(Collected data)
• • • •

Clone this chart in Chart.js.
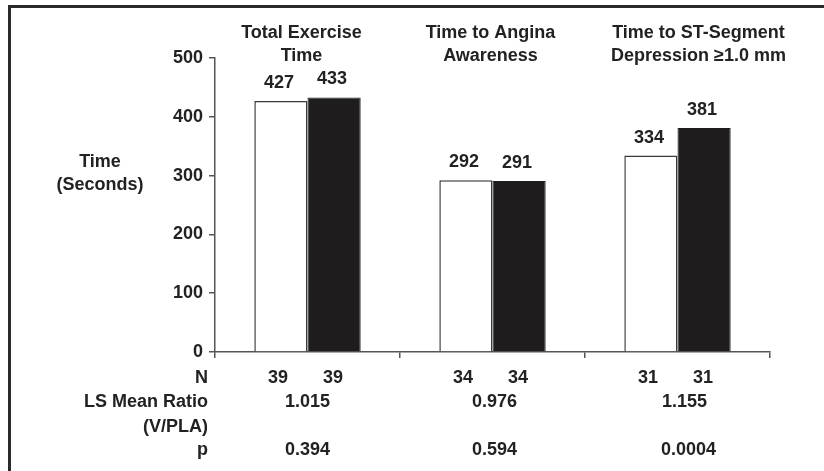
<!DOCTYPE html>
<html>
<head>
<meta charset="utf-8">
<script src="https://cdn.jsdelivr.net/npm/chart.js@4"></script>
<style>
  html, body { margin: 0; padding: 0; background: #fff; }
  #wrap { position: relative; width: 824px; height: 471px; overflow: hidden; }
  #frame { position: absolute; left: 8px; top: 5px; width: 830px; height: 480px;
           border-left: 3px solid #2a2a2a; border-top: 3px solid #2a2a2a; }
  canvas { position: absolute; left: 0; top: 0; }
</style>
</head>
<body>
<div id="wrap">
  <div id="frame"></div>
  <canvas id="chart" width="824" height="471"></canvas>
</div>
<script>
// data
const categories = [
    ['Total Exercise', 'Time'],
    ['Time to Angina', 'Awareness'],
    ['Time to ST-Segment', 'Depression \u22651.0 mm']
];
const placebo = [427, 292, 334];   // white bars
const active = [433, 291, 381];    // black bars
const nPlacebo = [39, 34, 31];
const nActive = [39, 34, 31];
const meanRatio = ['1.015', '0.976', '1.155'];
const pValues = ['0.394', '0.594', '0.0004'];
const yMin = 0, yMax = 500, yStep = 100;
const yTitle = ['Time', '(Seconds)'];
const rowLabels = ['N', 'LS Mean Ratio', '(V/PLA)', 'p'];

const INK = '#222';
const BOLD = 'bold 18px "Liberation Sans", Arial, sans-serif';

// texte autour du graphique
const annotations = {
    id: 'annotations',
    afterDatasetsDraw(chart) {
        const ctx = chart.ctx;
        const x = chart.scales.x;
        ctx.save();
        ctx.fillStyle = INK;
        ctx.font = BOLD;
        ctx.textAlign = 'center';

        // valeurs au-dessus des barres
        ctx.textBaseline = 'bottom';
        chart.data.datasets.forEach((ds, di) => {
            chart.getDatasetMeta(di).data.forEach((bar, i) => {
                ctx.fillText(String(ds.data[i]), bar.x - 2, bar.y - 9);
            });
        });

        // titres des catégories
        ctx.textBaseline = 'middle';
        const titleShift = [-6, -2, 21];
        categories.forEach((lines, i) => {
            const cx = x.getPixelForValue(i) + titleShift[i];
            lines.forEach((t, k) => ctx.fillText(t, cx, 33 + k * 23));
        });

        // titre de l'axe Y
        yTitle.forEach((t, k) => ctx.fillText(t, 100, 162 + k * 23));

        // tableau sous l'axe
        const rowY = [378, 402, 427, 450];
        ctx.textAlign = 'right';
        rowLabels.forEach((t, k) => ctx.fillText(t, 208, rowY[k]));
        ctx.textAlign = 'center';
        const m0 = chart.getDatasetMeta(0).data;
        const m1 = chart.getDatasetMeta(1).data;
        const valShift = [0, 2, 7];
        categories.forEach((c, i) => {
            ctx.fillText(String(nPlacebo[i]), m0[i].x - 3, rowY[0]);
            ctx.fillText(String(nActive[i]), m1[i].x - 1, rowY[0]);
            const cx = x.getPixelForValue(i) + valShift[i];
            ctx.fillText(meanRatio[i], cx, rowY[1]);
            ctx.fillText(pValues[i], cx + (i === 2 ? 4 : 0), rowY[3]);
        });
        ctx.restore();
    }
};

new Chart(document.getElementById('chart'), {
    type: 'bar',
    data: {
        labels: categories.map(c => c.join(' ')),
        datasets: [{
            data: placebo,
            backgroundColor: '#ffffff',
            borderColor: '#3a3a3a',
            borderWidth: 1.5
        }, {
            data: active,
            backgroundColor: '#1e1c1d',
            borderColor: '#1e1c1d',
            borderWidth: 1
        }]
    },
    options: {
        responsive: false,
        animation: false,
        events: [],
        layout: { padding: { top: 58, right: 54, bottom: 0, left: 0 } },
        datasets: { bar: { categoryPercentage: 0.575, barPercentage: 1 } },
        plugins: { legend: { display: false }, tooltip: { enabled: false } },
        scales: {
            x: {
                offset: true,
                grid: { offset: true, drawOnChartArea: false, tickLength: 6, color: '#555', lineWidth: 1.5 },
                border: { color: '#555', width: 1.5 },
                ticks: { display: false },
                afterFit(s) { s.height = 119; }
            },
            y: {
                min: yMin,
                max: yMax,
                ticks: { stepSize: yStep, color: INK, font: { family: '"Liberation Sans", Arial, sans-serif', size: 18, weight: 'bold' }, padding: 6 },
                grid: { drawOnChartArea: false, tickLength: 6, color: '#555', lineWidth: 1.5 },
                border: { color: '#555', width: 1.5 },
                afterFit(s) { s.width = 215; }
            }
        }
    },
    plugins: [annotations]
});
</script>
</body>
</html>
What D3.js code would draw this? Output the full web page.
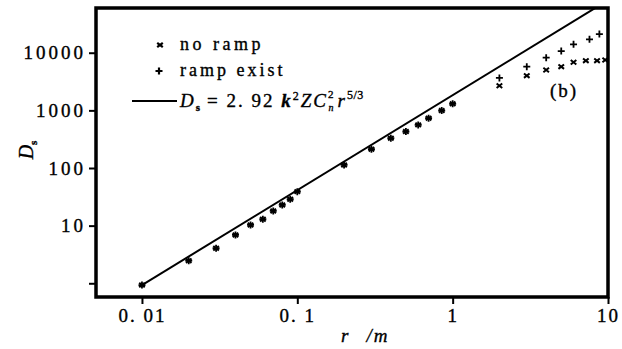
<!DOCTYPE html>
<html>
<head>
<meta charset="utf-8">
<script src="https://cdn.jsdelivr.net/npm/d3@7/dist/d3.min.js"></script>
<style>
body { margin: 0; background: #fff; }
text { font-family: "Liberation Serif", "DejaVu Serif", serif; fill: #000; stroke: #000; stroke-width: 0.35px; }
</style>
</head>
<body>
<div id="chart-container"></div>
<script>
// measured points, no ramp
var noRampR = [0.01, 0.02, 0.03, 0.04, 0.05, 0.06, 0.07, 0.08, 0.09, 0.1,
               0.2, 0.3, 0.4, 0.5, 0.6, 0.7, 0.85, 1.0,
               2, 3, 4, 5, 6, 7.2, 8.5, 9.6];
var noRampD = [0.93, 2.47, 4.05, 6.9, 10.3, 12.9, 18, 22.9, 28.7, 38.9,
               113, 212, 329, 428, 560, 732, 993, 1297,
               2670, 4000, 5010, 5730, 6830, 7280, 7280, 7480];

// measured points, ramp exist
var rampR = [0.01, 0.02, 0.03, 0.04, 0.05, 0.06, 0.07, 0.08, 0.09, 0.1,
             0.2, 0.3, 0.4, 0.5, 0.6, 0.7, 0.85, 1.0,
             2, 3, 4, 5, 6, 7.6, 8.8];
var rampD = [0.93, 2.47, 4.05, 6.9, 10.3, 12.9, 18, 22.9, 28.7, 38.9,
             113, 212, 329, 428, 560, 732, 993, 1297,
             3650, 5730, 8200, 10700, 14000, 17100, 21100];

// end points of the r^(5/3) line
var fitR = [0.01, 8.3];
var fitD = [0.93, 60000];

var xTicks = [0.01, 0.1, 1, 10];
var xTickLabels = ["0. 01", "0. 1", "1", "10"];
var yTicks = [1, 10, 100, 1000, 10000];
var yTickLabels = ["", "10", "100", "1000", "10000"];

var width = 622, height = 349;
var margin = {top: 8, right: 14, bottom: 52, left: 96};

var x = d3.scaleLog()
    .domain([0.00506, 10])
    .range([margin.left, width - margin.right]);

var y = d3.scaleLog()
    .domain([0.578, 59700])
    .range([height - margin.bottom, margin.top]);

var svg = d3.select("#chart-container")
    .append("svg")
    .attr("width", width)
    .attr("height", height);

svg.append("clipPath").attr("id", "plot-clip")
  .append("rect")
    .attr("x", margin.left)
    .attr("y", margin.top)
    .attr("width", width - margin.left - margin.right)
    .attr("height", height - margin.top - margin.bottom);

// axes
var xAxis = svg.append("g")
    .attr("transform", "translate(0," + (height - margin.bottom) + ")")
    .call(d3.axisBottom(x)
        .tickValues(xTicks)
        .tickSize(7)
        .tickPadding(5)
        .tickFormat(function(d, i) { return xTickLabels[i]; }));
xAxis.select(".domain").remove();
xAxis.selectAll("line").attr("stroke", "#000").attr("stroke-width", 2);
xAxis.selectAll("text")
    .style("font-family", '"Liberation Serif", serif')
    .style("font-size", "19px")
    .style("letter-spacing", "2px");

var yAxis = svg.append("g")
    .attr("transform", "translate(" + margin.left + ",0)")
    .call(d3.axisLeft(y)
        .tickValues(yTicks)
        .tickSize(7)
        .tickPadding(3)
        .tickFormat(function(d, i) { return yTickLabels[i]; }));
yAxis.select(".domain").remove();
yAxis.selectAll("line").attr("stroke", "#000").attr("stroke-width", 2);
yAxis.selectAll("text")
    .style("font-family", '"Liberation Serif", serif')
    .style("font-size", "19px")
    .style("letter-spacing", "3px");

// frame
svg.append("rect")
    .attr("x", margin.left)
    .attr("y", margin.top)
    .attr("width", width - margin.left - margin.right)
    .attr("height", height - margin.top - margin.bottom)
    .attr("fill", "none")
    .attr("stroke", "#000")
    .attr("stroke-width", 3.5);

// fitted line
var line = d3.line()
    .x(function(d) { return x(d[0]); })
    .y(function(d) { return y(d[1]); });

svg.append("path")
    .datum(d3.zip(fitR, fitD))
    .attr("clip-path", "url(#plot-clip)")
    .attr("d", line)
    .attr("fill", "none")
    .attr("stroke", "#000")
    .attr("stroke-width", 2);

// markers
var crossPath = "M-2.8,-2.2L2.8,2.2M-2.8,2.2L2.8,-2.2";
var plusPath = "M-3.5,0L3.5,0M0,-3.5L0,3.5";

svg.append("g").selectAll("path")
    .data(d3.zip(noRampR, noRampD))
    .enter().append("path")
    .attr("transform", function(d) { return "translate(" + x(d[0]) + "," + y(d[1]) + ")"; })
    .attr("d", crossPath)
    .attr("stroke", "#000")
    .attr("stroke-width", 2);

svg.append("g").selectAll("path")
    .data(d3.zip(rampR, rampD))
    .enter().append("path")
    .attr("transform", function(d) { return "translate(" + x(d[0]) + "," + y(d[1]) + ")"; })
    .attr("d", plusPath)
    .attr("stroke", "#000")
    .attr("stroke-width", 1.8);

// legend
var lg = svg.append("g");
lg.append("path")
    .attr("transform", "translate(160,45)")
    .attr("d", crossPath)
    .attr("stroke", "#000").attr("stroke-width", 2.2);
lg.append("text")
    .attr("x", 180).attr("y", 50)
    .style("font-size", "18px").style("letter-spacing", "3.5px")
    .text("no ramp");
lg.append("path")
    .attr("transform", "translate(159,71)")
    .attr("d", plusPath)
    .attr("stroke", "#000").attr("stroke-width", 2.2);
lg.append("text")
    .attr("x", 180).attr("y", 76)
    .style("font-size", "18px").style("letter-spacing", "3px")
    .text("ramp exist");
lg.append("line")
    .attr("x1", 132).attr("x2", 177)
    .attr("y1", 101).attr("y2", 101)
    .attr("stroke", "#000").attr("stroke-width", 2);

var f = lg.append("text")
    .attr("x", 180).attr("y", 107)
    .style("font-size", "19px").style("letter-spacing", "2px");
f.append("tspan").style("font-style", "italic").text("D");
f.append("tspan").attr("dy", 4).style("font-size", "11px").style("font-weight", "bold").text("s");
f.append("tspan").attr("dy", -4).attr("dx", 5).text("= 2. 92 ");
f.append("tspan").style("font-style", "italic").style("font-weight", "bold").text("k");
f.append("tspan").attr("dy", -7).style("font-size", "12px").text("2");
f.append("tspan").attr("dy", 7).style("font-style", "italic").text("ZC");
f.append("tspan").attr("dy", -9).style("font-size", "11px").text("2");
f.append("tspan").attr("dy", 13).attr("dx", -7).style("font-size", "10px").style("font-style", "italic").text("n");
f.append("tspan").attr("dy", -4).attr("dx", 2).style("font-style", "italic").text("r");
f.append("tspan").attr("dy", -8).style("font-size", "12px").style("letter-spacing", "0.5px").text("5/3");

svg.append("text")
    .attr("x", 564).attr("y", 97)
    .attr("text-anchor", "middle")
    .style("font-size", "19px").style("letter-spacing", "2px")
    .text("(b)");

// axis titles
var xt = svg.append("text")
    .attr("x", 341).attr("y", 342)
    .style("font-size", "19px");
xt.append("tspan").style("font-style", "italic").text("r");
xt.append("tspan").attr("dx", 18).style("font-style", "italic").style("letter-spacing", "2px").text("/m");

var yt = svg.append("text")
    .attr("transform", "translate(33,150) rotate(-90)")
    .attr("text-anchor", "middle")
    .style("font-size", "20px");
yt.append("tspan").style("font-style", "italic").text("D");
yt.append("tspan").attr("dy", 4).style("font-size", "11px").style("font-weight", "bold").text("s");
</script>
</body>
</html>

• • • •

▶ What is being asked
Looking at the material above, count the lines containing the string "this" and reply with the count alone.

▶ Exercise output
2